EXERCISE BRIEF:
Reproduce the data below in full and exclude every picture.

- - - - -

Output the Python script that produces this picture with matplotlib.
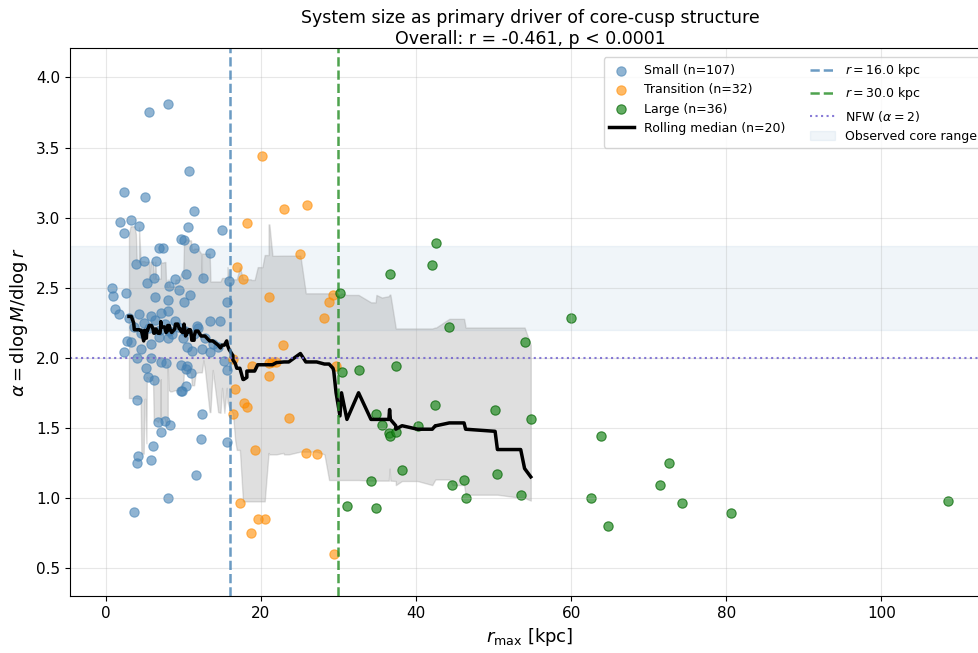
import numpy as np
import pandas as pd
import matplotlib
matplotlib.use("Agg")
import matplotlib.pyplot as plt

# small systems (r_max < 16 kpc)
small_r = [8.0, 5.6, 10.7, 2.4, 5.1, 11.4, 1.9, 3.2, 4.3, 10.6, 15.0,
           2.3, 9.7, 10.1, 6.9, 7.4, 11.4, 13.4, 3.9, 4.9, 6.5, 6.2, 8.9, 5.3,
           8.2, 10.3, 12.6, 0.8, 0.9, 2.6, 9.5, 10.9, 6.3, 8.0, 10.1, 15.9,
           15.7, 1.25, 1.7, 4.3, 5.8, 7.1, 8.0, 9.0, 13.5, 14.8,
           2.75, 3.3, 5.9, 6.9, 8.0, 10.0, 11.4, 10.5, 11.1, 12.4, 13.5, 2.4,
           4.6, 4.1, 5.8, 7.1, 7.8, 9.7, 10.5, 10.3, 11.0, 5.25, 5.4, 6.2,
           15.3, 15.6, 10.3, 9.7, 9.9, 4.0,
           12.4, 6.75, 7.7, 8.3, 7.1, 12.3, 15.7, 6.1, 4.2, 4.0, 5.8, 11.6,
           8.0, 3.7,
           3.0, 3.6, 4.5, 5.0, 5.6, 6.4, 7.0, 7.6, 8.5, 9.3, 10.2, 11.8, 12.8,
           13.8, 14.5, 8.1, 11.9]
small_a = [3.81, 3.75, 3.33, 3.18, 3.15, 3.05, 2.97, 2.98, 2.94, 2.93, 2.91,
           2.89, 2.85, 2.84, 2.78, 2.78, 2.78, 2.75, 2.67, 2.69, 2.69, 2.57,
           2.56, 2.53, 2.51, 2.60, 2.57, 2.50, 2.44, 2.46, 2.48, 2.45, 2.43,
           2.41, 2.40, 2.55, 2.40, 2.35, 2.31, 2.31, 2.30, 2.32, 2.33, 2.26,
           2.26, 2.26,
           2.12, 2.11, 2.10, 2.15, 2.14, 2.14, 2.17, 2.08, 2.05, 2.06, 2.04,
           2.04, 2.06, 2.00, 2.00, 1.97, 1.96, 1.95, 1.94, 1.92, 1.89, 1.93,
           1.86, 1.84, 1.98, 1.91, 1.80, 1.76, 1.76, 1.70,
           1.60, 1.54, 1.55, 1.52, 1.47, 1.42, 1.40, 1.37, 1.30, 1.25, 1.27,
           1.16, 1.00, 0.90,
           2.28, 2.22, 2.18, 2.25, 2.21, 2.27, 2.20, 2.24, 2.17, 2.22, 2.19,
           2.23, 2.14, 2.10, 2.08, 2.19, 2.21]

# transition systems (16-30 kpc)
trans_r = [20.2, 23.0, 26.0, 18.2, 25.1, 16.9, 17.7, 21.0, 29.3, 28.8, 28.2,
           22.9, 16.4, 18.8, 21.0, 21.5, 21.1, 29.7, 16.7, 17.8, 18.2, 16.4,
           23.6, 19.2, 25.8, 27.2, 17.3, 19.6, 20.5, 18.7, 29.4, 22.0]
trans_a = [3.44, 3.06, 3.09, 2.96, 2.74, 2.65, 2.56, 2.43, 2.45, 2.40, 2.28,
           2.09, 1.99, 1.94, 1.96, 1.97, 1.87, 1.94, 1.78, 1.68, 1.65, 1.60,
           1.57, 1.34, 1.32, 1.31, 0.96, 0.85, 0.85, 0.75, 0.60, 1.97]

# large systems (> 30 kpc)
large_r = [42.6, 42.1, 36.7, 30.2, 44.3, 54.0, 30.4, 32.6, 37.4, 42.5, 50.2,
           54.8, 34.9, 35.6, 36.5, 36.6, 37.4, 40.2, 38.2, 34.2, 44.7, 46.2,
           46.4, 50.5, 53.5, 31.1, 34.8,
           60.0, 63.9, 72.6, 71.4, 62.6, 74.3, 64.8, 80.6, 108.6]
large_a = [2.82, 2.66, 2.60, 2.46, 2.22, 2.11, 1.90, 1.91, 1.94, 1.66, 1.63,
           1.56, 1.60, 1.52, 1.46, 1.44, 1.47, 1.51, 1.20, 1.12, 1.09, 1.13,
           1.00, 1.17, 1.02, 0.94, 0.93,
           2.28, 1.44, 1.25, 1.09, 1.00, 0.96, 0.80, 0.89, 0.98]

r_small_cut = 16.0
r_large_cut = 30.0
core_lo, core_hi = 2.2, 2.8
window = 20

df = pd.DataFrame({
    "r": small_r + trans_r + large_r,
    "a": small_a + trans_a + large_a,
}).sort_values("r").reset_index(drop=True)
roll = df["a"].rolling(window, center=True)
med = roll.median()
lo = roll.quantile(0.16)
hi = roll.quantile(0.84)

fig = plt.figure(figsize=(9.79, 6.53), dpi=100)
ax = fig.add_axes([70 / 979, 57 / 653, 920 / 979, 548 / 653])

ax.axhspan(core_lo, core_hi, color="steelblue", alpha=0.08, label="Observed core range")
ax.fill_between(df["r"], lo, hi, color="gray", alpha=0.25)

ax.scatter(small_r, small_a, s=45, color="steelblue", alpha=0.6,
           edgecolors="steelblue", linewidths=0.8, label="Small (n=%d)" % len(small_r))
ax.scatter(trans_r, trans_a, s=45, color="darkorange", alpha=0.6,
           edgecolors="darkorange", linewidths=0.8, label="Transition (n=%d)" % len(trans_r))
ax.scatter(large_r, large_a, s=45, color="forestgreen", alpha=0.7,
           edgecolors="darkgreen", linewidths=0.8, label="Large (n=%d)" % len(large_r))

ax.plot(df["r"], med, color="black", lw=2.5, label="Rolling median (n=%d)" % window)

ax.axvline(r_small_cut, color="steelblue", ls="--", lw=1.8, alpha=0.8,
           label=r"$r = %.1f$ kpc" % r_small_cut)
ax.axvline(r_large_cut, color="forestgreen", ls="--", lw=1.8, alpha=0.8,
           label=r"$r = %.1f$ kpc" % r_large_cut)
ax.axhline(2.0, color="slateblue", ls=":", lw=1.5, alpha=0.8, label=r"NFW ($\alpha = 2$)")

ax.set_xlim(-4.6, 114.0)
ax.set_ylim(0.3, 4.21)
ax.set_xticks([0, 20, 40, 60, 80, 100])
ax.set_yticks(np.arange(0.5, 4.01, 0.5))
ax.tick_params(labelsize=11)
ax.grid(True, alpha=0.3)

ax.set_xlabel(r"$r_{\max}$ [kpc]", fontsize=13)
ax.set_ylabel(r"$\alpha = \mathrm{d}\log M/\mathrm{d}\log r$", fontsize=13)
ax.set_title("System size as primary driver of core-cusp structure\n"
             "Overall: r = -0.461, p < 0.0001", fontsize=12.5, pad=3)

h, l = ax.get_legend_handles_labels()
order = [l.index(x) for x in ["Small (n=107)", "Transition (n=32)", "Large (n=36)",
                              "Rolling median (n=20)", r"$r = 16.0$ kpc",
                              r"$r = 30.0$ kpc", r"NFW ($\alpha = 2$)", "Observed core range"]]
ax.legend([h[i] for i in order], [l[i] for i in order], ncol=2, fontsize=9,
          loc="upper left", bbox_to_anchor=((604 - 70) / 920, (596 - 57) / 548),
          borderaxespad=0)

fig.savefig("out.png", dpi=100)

- - - - -

CORRECT ANSWER:
Output the Python script that produces this picture with matplotlib.
import numpy as np
import pandas as pd
import matplotlib
matplotlib.use("Agg")
import matplotlib.pyplot as plt

# small systems (r_max < 16 kpc)
small_r = [8.0, 5.6, 10.7, 2.4, 5.1, 11.4, 1.9, 3.2, 4.3, 10.6, 15.0,
           2.3, 9.7, 10.1, 6.9, 7.4, 11.4, 13.4, 3.9, 4.9, 6.5, 6.2, 8.9, 5.3,
           8.2, 10.3, 12.6, 0.8, 0.9, 2.6, 9.5, 10.9, 6.3, 8.0, 10.1, 15.9,
           15.7, 1.25, 1.7, 4.3, 5.8, 7.1, 8.0, 9.0, 13.5, 14.8,
           2.75, 3.3, 5.9, 6.9, 8.0, 10.0, 11.4, 10.5, 11.1, 12.4, 13.5, 2.4,
           4.6, 4.1, 5.8, 7.1, 7.8, 9.7, 10.5, 10.3, 11.0, 5.25, 5.4, 6.2,
           15.3, 15.6, 10.3, 9.7, 9.9, 4.0,
           12.4, 6.75, 7.7, 8.3, 7.1, 12.3, 15.7, 6.1, 4.2, 4.0, 5.8, 11.6,
           8.0, 3.7,
           3.0, 3.6, 4.5, 5.0, 5.6, 6.4, 7.0, 7.6, 8.5, 9.3, 10.2, 11.8, 12.8,
           13.8, 14.5, 8.1, 11.9]
small_a = [3.81, 3.75, 3.33, 3.18, 3.15, 3.05, 2.97, 2.98, 2.94, 2.93, 2.91,
           2.89, 2.85, 2.84, 2.78, 2.78, 2.78, 2.75, 2.67, 2.69, 2.69, 2.57,
           2.56, 2.53, 2.51, 2.60, 2.57, 2.50, 2.44, 2.46, 2.48, 2.45, 2.43,
           2.41, 2.40, 2.55, 2.40, 2.35, 2.31, 2.31, 2.30, 2.32, 2.33, 2.26,
           2.26, 2.26,
           2.12, 2.11, 2.10, 2.15, 2.14, 2.14, 2.17, 2.08, 2.05, 2.06, 2.04,
           2.04, 2.06, 2.00, 2.00, 1.97, 1.96, 1.95, 1.94, 1.92, 1.89, 1.93,
           1.86, 1.84, 1.98, 1.91, 1.80, 1.76, 1.76, 1.70,
           1.60, 1.54, 1.55, 1.52, 1.47, 1.42, 1.40, 1.37, 1.30, 1.25, 1.27,
           1.16, 1.00, 0.90,
           2.28, 2.22, 2.18, 2.25, 2.21, 2.27, 2.20, 2.24, 2.17, 2.22, 2.19,
           2.23, 2.14, 2.10, 2.08, 2.19, 2.21]

# transition systems (16-30 kpc)
trans_r = [20.2, 23.0, 26.0, 18.2, 25.1, 16.9, 17.7, 21.0, 29.3, 28.8, 28.2,
           22.9, 16.4, 18.8, 21.0, 21.5, 21.1, 29.7, 16.7, 17.8, 18.2, 16.4,
           23.6, 19.2, 25.8, 27.2, 17.3, 19.6, 20.5, 18.7, 29.4, 22.0]
trans_a = [3.44, 3.06, 3.09, 2.96, 2.74, 2.65, 2.56, 2.43, 2.45, 2.40, 2.28,
           2.09, 1.99, 1.94, 1.96, 1.97, 1.87, 1.94, 1.78, 1.68, 1.65, 1.60,
           1.57, 1.34, 1.32, 1.31, 0.96, 0.85, 0.85, 0.75, 0.60, 1.97]

# large systems (> 30 kpc)
large_r = [42.6, 42.1, 36.7, 30.2, 44.3, 54.0, 30.4, 32.6, 37.4, 42.5, 50.2,
           54.8, 34.9, 35.6, 36.5, 36.6, 37.4, 40.2, 38.2, 34.2, 44.7, 46.2,
           46.4, 50.5, 53.5, 31.1, 34.8,
           60.0, 63.9, 72.6, 71.4, 62.6, 74.3, 64.8, 80.6, 108.6]
large_a = [2.82, 2.66, 2.60, 2.46, 2.22, 2.11, 1.90, 1.91, 1.94, 1.66, 1.63,
           1.56, 1.60, 1.52, 1.46, 1.44, 1.47, 1.51, 1.20, 1.12, 1.09, 1.13,
           1.00, 1.17, 1.02, 0.94, 0.93,
           2.28, 1.44, 1.25, 1.09, 1.00, 0.96, 0.80, 0.89, 0.98]

r_small_cut = 16.0
r_large_cut = 30.0
core_lo, core_hi = 2.2, 2.8
window = 20

df = pd.DataFrame({
    "r": small_r + trans_r + large_r,
    "a": small_a + trans_a + large_a,
}).sort_values("r").reset_index(drop=True)
roll = df["a"].rolling(window, center=True)
med = roll.median()
lo = roll.quantile(0.16)
hi = roll.quantile(0.84)

fig = plt.figure(figsize=(9.79, 6.53), dpi=100)
ax = fig.add_axes([70 / 979, 57 / 653, 920 / 979, 548 / 653])

ax.axhspan(core_lo, core_hi, color="steelblue", alpha=0.08, label="Observed core range")
ax.fill_between(df["r"], lo, hi, color="gray", alpha=0.25)

ax.scatter(small_r, small_a, s=45, color="steelblue", alpha=0.6,
           edgecolors="steelblue", linewidths=0.8, label="Small (n=%d)" % len(small_r))
ax.scatter(trans_r, trans_a, s=45, color="darkorange", alpha=0.6,
           edgecolors="darkorange", linewidths=0.8, label="Transition (n=%d)" % len(trans_r))
ax.scatter(large_r, large_a, s=45, color="forestgreen", alpha=0.7,
           edgecolors="darkgreen", linewidths=0.8, label="Large (n=%d)" % len(large_r))

ax.plot(df["r"], med, color="black", lw=2.5, label="Rolling median (n=%d)" % window)

ax.axvline(r_small_cut, color="steelblue", ls="--", lw=1.8, alpha=0.8,
           label=r"$r = %.1f$ kpc" % r_small_cut)
ax.axvline(r_large_cut, color="forestgreen", ls="--", lw=1.8, alpha=0.8,
           label=r"$r = %.1f$ kpc" % r_large_cut)
ax.axhline(2.0, color="slateblue", ls=":", lw=1.5, alpha=0.8, label=r"NFW ($\alpha = 2$)")

ax.set_xlim(-4.6, 114.0)
ax.set_ylim(0.3, 4.21)
ax.set_xticks([0, 20, 40, 60, 80, 100])
ax.set_yticks(np.arange(0.5, 4.01, 0.5))
ax.tick_params(labelsize=11)
ax.grid(True, alpha=0.3)

ax.set_xlabel(r"$r_{\max}$ [kpc]", fontsize=13)
ax.set_ylabel(r"$\alpha = \mathrm{d}\log M/\mathrm{d}\log r$", fontsize=13)
ax.set_title("System size as primary driver of core-cusp structure\n"
             "Overall: r = -0.461, p < 0.0001", fontsize=12.5, pad=3)

h, l = ax.get_legend_handles_labels()
order = [l.index(x) for x in ["Small (n=107)", "Transition (n=32)", "Large (n=36)",
                              "Rolling median (n=20)", r"$r = 16.0$ kpc",
                              r"$r = 30.0$ kpc", r"NFW ($\alpha = 2$)", "Observed core range"]]
ax.legend([h[i] for i in order], [l[i] for i in order], ncol=2, fontsize=9,
          loc="upper left", bbox_to_anchor=((604 - 70) / 920, (596 - 57) / 548),
          borderaxespad=0)

fig.savefig("out.png", dpi=100)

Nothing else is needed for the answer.